Although this book was published in 1987 it presciently prefigures one of the major conflicts that most virulently divides the Democratic and Republican parties. Beginning with Reagan the GOP became the party of big deficits (e.g. Reagan, G.W. Bush, Gov. Romney's estimated addition, if he had won, of trillions of dollars according to various non-partisan budget analysts) while the Democrats became the party that sought balanced budgets (e.g. Mondale's call for higher taxes, Clinton's combination of spending cuts and additional revenue, Obama's calls for a "balanced approach"). In order to understand this one has to once again follow the money. For investment bankers and other holders of long-term securities the concern is that if the debt gets too big the government would be tempted to deal with this by simply printing a lot of money, thus lowering the value of their assets. The GOP, on the other hand, as the party backed overwhelmingly by labor-intensive businesses, are the people who stand to make a greater profit whenever there is greater worker insecurity so they purposely seek to make the deficit as big as possible in order to later use that as an excuse to shred Social Security, Medicare and what's left of the New Deal.
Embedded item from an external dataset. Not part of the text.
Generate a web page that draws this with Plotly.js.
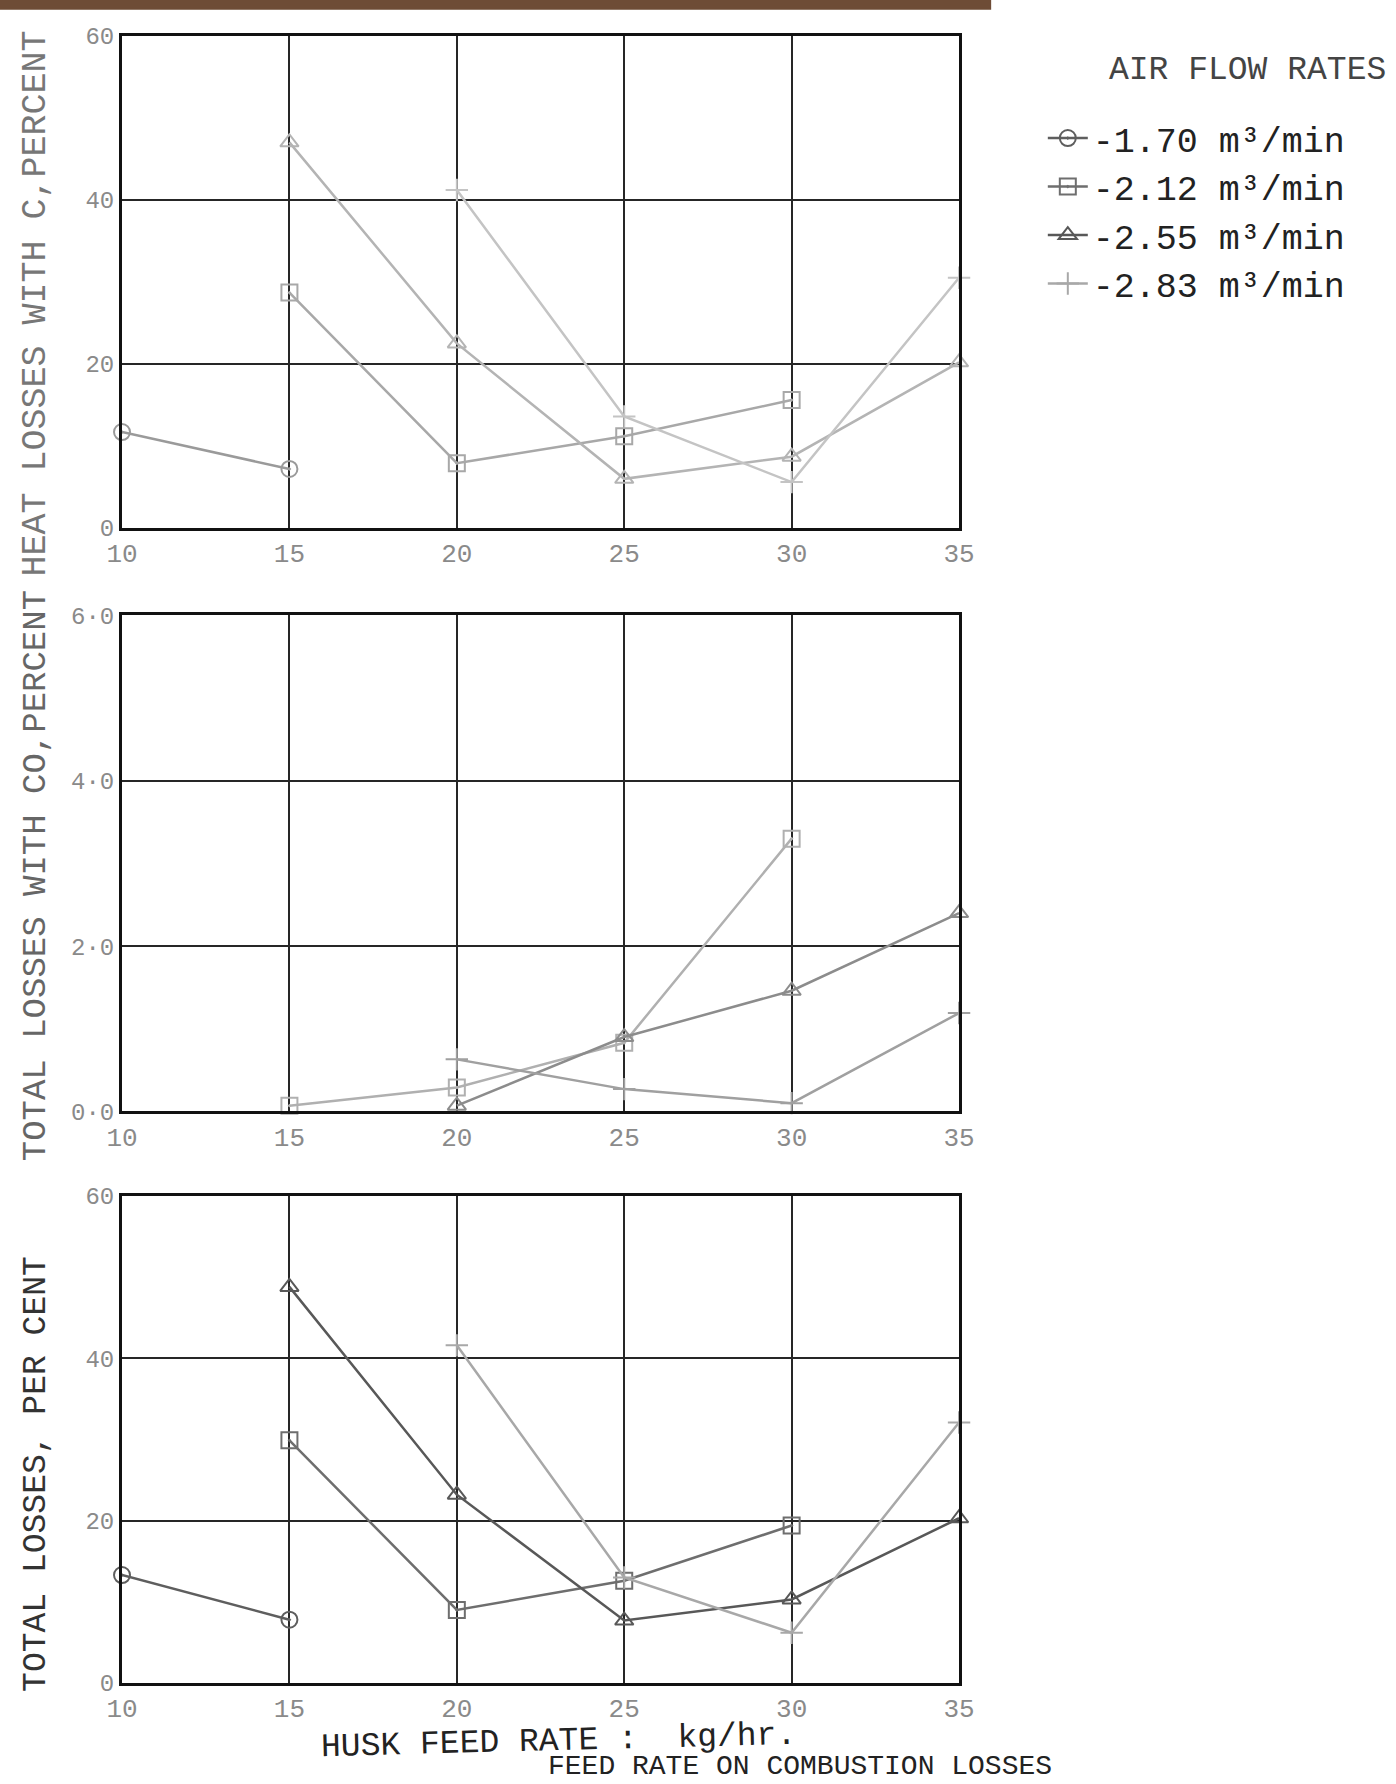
<!DOCTYPE html>
<html><head><meta charset="utf-8">
<script src="https://cdn.plot.ly/plotly-3.0.1.min.js"></script>
<style>html,body{margin:0;padding:0;background:#fff}</style>
</head><body>
<div id="chart" style="width:1396px;height:1784px"></div>
<script>
// ---- data ----
const feedRates = [10, 15, 20, 25, 30, 35];
const seriesNames = ['-1.70 m³/min', '-2.12 m³/min', '-2.55 m³/min', '-2.83 m³/min'];

// heat losses with C, percent
const heatC170 = [11.7, 7.2, null, null, null, null];
const heatC212 = [null, 28.7, 7.9, 11.2, 15.6, null];
const heatC255 = [null, 47.0, 22.5, 6.0, 8.7, 20.2];
const heatC283 = [null, null, 41.2, 13.6, 5.6, 30.5];

// losses with CO, percent
const lossCO170 = [null, null, null, null, null, null];
const lossCO212 = [null, 0.07, 0.29, 0.83, 3.3, null];
const lossCO255 = [null, null, 0.07, 0.9, 1.46, 2.4];
const lossCO283 = [null, null, 0.63, 0.27, 0.1, 1.19];

// total losses, per cent
const total170 = [13.3, 7.8, null, null, null, null];
const total212 = [null, 29.9, 9.0, 12.6, 19.4, null];
const total255 = [null, 48.8, 23.2, 7.7, 10.3, 20.3];
const total283 = [null, null, 41.6, 13.0, 6.2, 32.1];

const yTicksPct = [0, 20, 40, 60];
const yTicksCO = [0, 2, 4, 6];
const yTickTextCO = ['0·0', '2·0', '4·0', '6·0'];

// ---- styling ----
const FONT = '"Liberation Mono", "Courier New", "DejaVu Sans Mono", monospace';
const symbols = ['circle-open-dot', 'square-open-dot', 'triangle-up-open', 'cross-thin-open'];

const panels = [
  {xa: 'x',  ya: 'y',  data: [heatC170, heatC212, heatC255, heatC283], colors: ['#9a9a9a', '#a8a8a8', '#b4b4b4', '#c4c4c4'], legend: false},
  {xa: 'x2', ya: 'y2', data: [lossCO170, lossCO212, lossCO255, lossCO283], colors: ['#9a9a9a', '#b0b0b0', '#8c8c8c', '#a0a0a0'], legend: false},
  {xa: 'x3', ya: 'y3', data: [total170, total212, total255, total283], colors: ['#5e5e5e', '#6e6e6e', '#585858', '#a8a8a8'], legend: true}
];

const traces = [];
panels.forEach(p => {
  p.data.forEach((vals, i) => {
    if (vals.every(v => v === null)) return;
    traces.push({
      type: 'scatter', mode: 'lines+markers',
      x: feedRates, y: vals, xaxis: p.xa, yaxis: p.ya,
      name: seriesNames[i], showlegend: p.legend,
      cliponaxis: false,
      line: {color: p.colors[i], width: 2.5},
      marker: {symbol: symbols[i], size: 16, color: p.colors[i], line: {width: 2, color: p.colors[i]}}
    });
  });
});

const xDom = [0.0874, 0.687];
function xax(anchor) {
  return {domain: xDom, anchor: anchor, range: [10, 35], tickvals: feedRates,
    showgrid: true, gridcolor: '#262626', gridwidth: 2, zeroline: false,
    showline: true, mirror: true, linecolor: '#111', linewidth: 3, ticks: '',
    tickfont: {family: FONT, size: 26, color: '#8a8a8a'}};
}
function yax(anchor, dom, range, vals, text) {
  const a = {domain: dom, anchor: anchor, range: range, tickvals: vals,
    showgrid: true, gridcolor: '#262626', gridwidth: 2, zeroline: false,
    showline: true, mirror: true, linecolor: '#111', linewidth: 3, ticks: '',
    tickfont: {family: FONT, size: 24, color: '#8a8a8a'}};
  if (text) a.ticktext = text;
  return a;
}

function vtitle(text, y, size, color) {
  return {text: text, xref: 'paper', yref: 'paper', x: 0.026, y: y,
    xanchor: 'center', yanchor: 'middle', textangle: -90, showarrow: false,
    font: {family: FONT, size: size, color: color}};
}

const layout = {
  width: 1396, height: 1784,
  margin: {l: 0, r: 0, t: 0, b: 0},
  paper_bgcolor: '#fff', plot_bgcolor: '#fff',
  font: {family: FONT, color: '#333'},
  xaxis: xax('y'),
  yaxis: yax('x', [0.704, 0.980], [0, 60], yTicksPct),
  xaxis2: xax('y2'),
  yaxis2: yax('x2', [0.377, 0.655], [0, 6], yTicksCO, yTickTextCO),
  xaxis3: xax('y3'),
  yaxis3: yax('x3', [0.0566, 0.3296], [0, 60], yTicksPct),
  legend: {x: 0.747, y: 0.939, xanchor: 'left', yanchor: 'top', bgcolor: 'rgba(0,0,0,0)',
    tracegroupgap: 0, font: {family: FONT, size: 35, color: '#222'}, itemwidth: 40},
  shapes: [
    {type: 'rect', xref: 'paper', yref: 'paper', x0: 0, x1: 0.71, y0: 0.9945, y1: 1,
     fillcolor: '#6e4c36', line: {width: 0}}
  ],
  annotations: [
    {text: 'AIR FLOW RATES', xref: 'paper', yref: 'paper', x: 0.8935, y: 0.9605,
     xanchor: 'center', yanchor: 'middle', showarrow: false,
     font: {family: FONT, size: 33, color: '#444'}},
    vtitle('HEAT LOSSES WITH C,PERCENT', 0.83, 35, '#777'),
    vtitle('TOTAL LOSSES WITH CO,PERCENT', 0.509, 34, '#666'),
    vtitle('TOTAL LOSSES, PER CENT', 0.174, 33, '#333'),
    {text: 'HUSK FEED RATE :  kg/hr.', xref: 'paper', yref: 'paper', x: 0.40, y: 0.0241,
     xanchor: 'center', yanchor: 'middle', textangle: -1.5, showarrow: false,
     font: {family: FONT, size: 33, color: '#222'}},
    {text: 'FEED RATE ON COMBUSTION LOSSES', xref: 'paper', yref: 'paper', x: 0.755, y: 0.0,
     xanchor: 'right', yanchor: 'bottom', showarrow: false,
     font: {family: FONT, size: 28, color: '#222'}}
  ]
};

Plotly.newPlot('chart', traces, layout, {displayModeBar: false, staticPlot: true});
</script>
</body></html>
The strongest opposition to Reagan also came from multinationals oriented towards Europe and hopeful of detente and with it a corresponding increase in US-USSR trade; this at a time when much of the rest of American business was shifting to the Pacific Basin, the Middle East and parts of the Third World. Allied with them were urban real estate interests who were opposed to Reagan's cuts in federal spending on real estate-friendly programs like mass transit and urban development (which competes with the Pentagon for funding). Among the most interesting fruits of the alliance of these business forces was their favoring of the Army and Air Force over the Navy (for reasons too complex for this review) and a turning to support what began as a grass-roots nuclear freeze movement, transforming and de-radicalizing it in the process.
The book concludes with an analysis of the campaigns of the candidates for the 1984 Democratic presidential nomination (Mondale, Hart, Glenn, McGovern, Cranston and Jesse Jackson), President Reagan's landslide re-election and final thoughts on what the then-future might hold. While the Democrats tried to re-win the White House by compromising on an industrial policy with a long-term dedication to free trade but short term commitments to troubled industries, the economy began improving and the high interest rates began to fall making so uneasy a compromise less urgent to the interested parties.